Washington’s approach isn’t unique in an NFL trying to protect its passers.

But Cousins has been able to get it out quickly enough that he’s rarely gone down with the ball even though he’s playing behind a young offensive line that has battled injuries all season long.

“It feels like every quarterback is trying to get the ball out as fast as possible,” Edebali said. “Sometimes, it’s like three-step dropback, screens and stuff, so that makes it tough.”

The New Orleans pass rush, much-maligned at the beginning of the season, had built some momentum up until the Tennessee game.

After moving Jordan inside on passing downs to get Hau’oli Kikaha and Kasim Edebali on the field together, the Saints produced 12 sacks in their three-game winning streak, including three against a New York Giants team that has given up just 12 sacks this season, tied for sixth in the NFL.

With Kikaha sidelined due to an ankle injury, New Orleans was down one man against Tennessee, and the Titans kept Edebali off the field by sticking to a two-tight-end set that kept the Saints in their base defense and out of their pass-rushing combinations up front.

Despite giving up four sacks per game previously, Tennessee kept Mariota clean on Sunday.

“Yeah, that’s something we definitely take pride in (making the opposing quarterback uncomfortable) and have to do a better job of. Clearly it wasn’t enough last game,” Jordan said. “Zero sacks, a couple hurries, some pressures, but not enough to really make the quarterback worried about what we’re doing and where we are.” Kikaha has been limited in practices this week, offering hope that he can return against Washington.

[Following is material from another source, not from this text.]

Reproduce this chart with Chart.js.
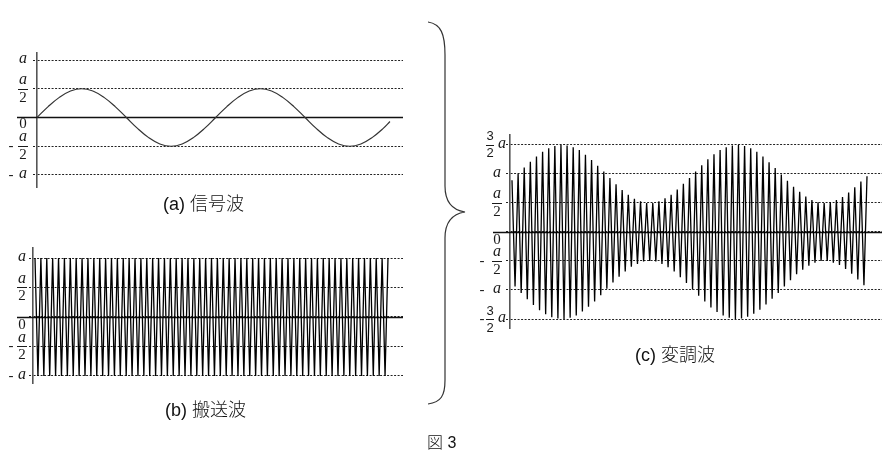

Cousins hasn’t been sacked more than twice in any game this season, and only the deep, devastating line of St. Louis got him for two sacks.

But even if Washington won’t let the Saints sack Cousins often, New Orleans still has to be able to make his life difficult. “You want to make sure you’re in a throwing lane, the quarterback doesn’t have a clean look and you get your hands up,” Edebali said.  “You just give him good pressure.”